Sunday, August 20, 2006

Decline in A-level computing

My parents have recently become readers (of IYTYWNM. They haven't just achieved literacy...) and rang me this morning to tell me about an article in The Independent (who said that old and new media can't work together?) Nestling in one of the articles in the online education section is this bombshell...
The biggest decrease in [A-level] candidates came in computing - down 13.9 per cent.

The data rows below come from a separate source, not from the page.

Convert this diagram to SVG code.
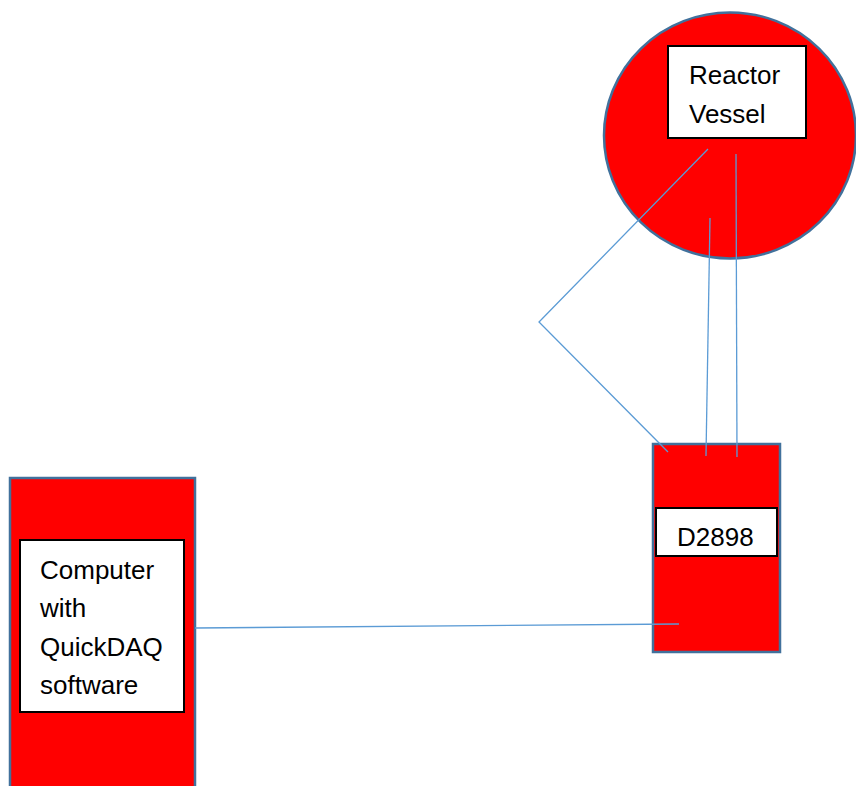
<svg xmlns="http://www.w3.org/2000/svg" width="856" height="786" viewBox="0 0 856 786">
<style>
.shape{fill:#ff0000;stroke:#41719c;stroke-width:2.5}
.label{fill:#ffffff;stroke:#000000;stroke-width:2}
.txt{font-family:"Liberation Sans",Arial,sans-serif;font-size:26px;fill:#000000}
.conn{fill:none;stroke:#5b9bd5;stroke-width:1.3}
</style>
<rect width="856" height="786" fill="#ffffff"/>
<g id="reactor">
<ellipse class="shape" cx="730" cy="135.5" rx="126" ry="123"/>
<rect class="label" x="668" y="46" width="138" height="92"/>
<text class="txt" x="689" y="84">Reactor</text>
<text class="txt" x="689" y="123">Vessel</text>
</g>
<g id="d2898">
<rect class="shape" x="653" y="444" width="127" height="208"/>
<rect class="label" x="656" y="508" width="121" height="48"/>
<text class="txt" x="677" y="546">D2898</text>
</g>
<g id="computer">
<rect class="shape" x="10" y="478" width="185" height="320"/>
<rect class="label" x="20" y="540" width="164" height="172"/>
<text class="txt" x="40" y="579">Computer</text>
<text class="txt" x="40" y="617">with</text>
<text class="txt" x="40" y="656">QuickDAQ</text>
<text class="txt" x="40" y="694">software</text>
</g>
<g id="connectors">
<polyline class="conn" points="708,149 539,322 668,452"/>
<line class="conn" x1="710" y1="218" x2="706" y2="456"/>
<line class="conn" x1="736" y1="154" x2="737" y2="457"/>
<line class="conn" x1="195" y1="628" x2="679" y2="624"/>
</g>
</svg>
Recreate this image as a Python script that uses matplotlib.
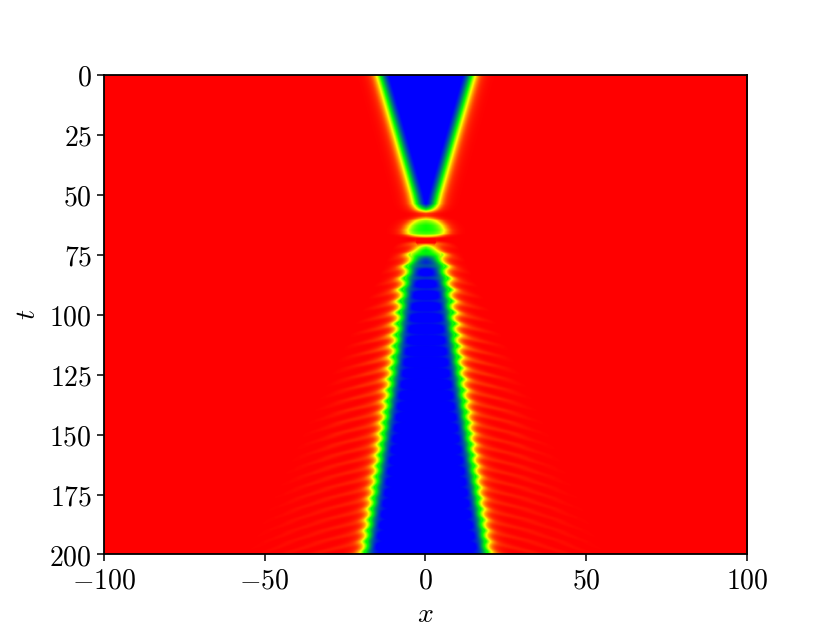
import numpy as np
import matplotlib
matplotlib.use("Agg")
from matplotlib import pyplot as plt
from matplotlib.colors import LinearSegmentedColormap

plt.rcParams['mathtext.fontset'] = 'cm'

# kink position and depth of the centre
knot_t = [0, 25, 50, 54, 56, 58, 59, 60, 61, 63, 65, 66.5, 67.5, 68.5, 69.5, 70.5, 72, 75, 80, 90, 100, 125, 150, 175, 200]
knot_x = [14.6, 9.2, 3.9, 3.2, 2.8, 2.4, 2.6, 3.2, 4.4, 5.6, 6.4, 6.4, 5.0, 3.2, 2.2, 2.2, 3.0, 4.0, 5.0, 6.6, 7.6, 10.2, 13.0, 15.8, 18.8]
knot_depth = [-1.1, -1.1, -1.1, -1.1, -0.4, 0.8, 0.85, 0.55, 0.2, 0.0, 0.0, 0.1, 0.45, 0.9, 0.9, 0.5, 0.1, -0.5, -1.0, -1.1, -1.1, -1.1, -1.1, -1.1, -1.1]

# times where the kink bumps and sends a wave out
burst_t = [70, 75, 80, 85, 89.7, 94.5, 99.2, 103.9, 108.6, 113.2, 117.8, 122.4, 127, 131.6, 136.2,
           140.7, 145.2, 149.7, 154.2, 158.7, 163.2, 167.7, 172.2, 176.7, 181.2, 185.7, 190.2, 194.7, 199.2]

x_ticks = [-100, -50, 0, 50, 100]
x_labels = ['$-100$', '$-50$', '$0$', '$50$', '$100$']
t_ticks = [0, 25, 50, 75, 100, 125, 150, 175, 200]
t_labels = ['$0$', '$25$', '$50$', '$75$', '$100$', '$125$', '$150$', '$175$', '$200$']

cmap = LinearSegmentedColormap.from_list('kink', [(0.0, (0, 0, 1)), (0.07, (0, 0, 1)), (0.35, (0, 0.65, 0.3)),
                                                  (0.5, (0, 1, 0)), (0.72, (1, 1, 0)), (0.93, (1, 0.2, 0)), (1.0, (1, 0, 0))])


def make_field():
    x = np.linspace(-100, 100, 1000)
    t = np.linspace(0, 200, 800)
    X, T = np.meshgrid(x, t)
    dist = np.abs(X)

    kink = np.interp(t, knot_t, knot_x)
    depth = np.interp(t, knot_t, knot_depth)
    wobble = np.zeros_like(t)
    for b in burst_t:
        wobble += (0.7 + 0.7 * np.exp(-(b - 70) / 30)) * np.exp(-((t - b) / 1.2) ** 2)
    kink = kink + wobble - 0.4
    kink_2d = kink[:, None]
    depth_2d = depth[:, None] + 0.3 * wobble[:, None]

    w = 2.6
    phi = 1 + (depth_2d - 1) / 2 * (1 - np.tanh((dist - kink_2d) / w))

    # outgoing waves, fading with distance and inside the cone
    d = np.maximum(dist - kink_2d, 0)
    waves = np.zeros_like(phi)
    for b in burst_t:
        t_wave = b + 0.25 * d + 0.006 * d ** 2
        amp = 0.1 + 0.3 * np.exp(-(b - 70) / 45)
        waves += amp * np.exp(-((T - t_wave) / 1.1) ** 2)
    cone = np.clip(((T - 45) * 0.38 - dist) / 12, 0, 1)
    waves = waves * cone * (0.1 + 0.9 * np.exp(-d / 16))
    phi = phi - waves * (dist > kink_2d)
    return np.clip(phi, -1, 1)


field = make_field()

fig, ax = plt.subplots(figsize=(8.3, 6.23), dpi=100)
ax.imshow(field, extent=[-100, 100, 200, 0], aspect='auto', cmap=cmap, vmin=-1, vmax=1, interpolation='bilinear')
ax.set_xticks(x_ticks, x_labels)
ax.set_yticks(t_ticks, t_labels)
ax.tick_params(labelsize=20, length=5, width=1.1)
ax.set_xlabel('$x$', fontsize=20, labelpad=4)
ax.set_ylabel('$t$', fontsize=20, labelpad=6)
for s in ax.spines.values():
    s.set_linewidth(1.3)

fig.savefig('out.png', dpi=100)
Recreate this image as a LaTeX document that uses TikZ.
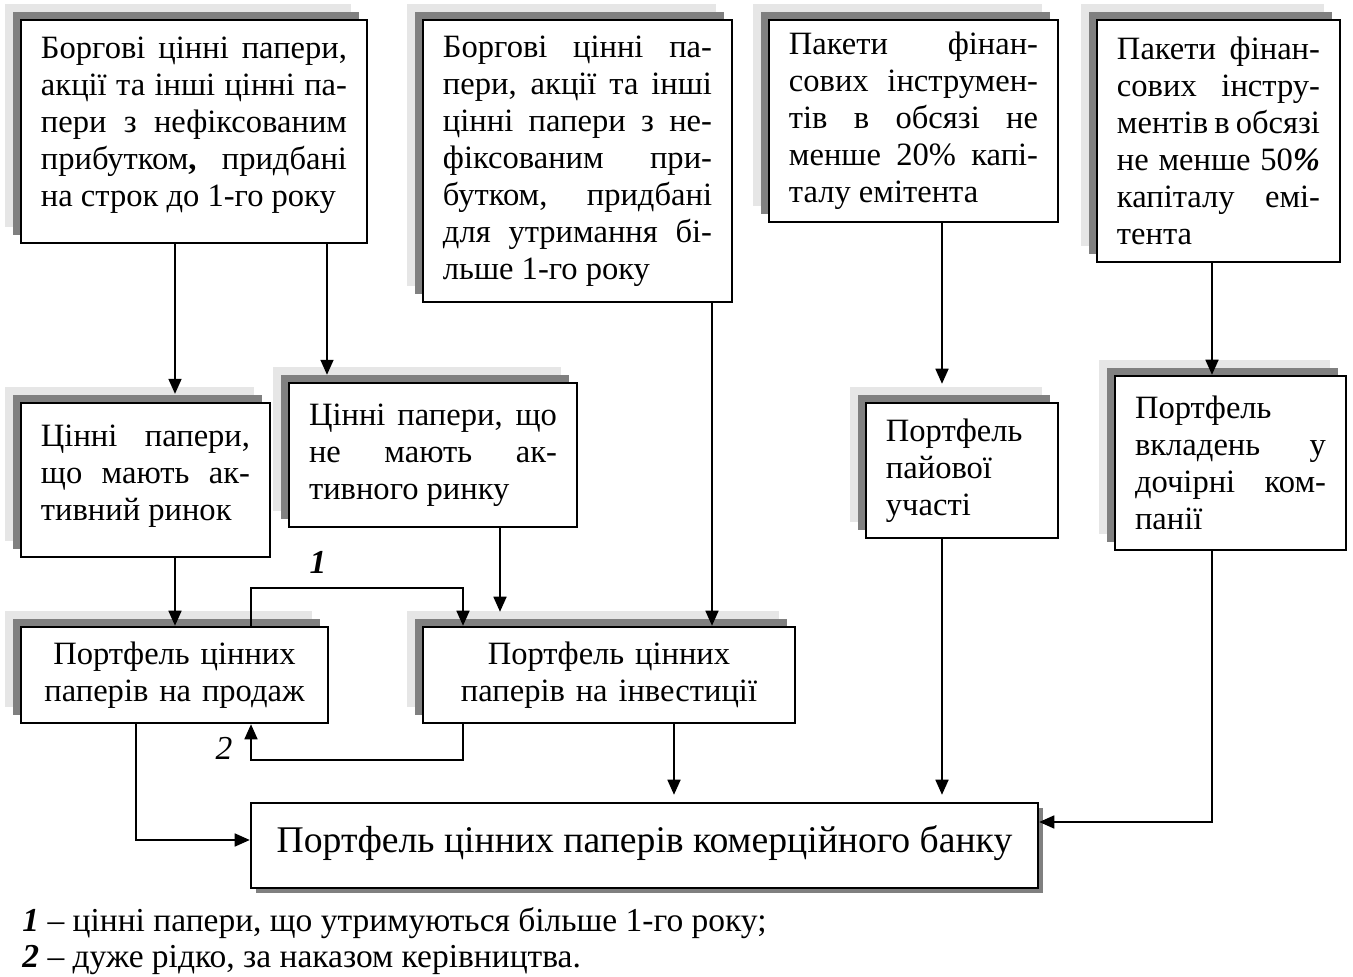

What? Why? I have been expecting a demise of ICT as a subject at A-level and in schools, but I thought that computing was here to stay. The only thing I can think of is that there has been a corresponding rise in the status of, and number of students on, post-16 vocational computing courses. This would not be a disaster as many of the hardcore vocational courses (such as the BTEC National Diploma for IT Practitioners) are very rigourous. However, if schools are phasing out Computing in favour of more insipid courses such as Applied ICT, I am concerned. The more modern ICT post-sixteen qualifications vere towards graphics and web design, but do not include the artistic theory content of a graphics course. However, they are easier to market. (The same is true of the new Level 3 DiDa qualification, which removes a lot of the spreadsheet and database content in favour of web editing.)

Another thought may be that gifted future programmers might choose to take Maths, Further Maths and Physics, deciding that they could easily teach themselves to program at the weekend.

On the other hand, they may all have decided to become TV presenters instead. Or 'software developers and models', like Big Brother's Mikey.


M said...

I could be a software developer and model. I am that good looking.

Pepperpot said...

You are indeed. A poster boy for the Mac generation.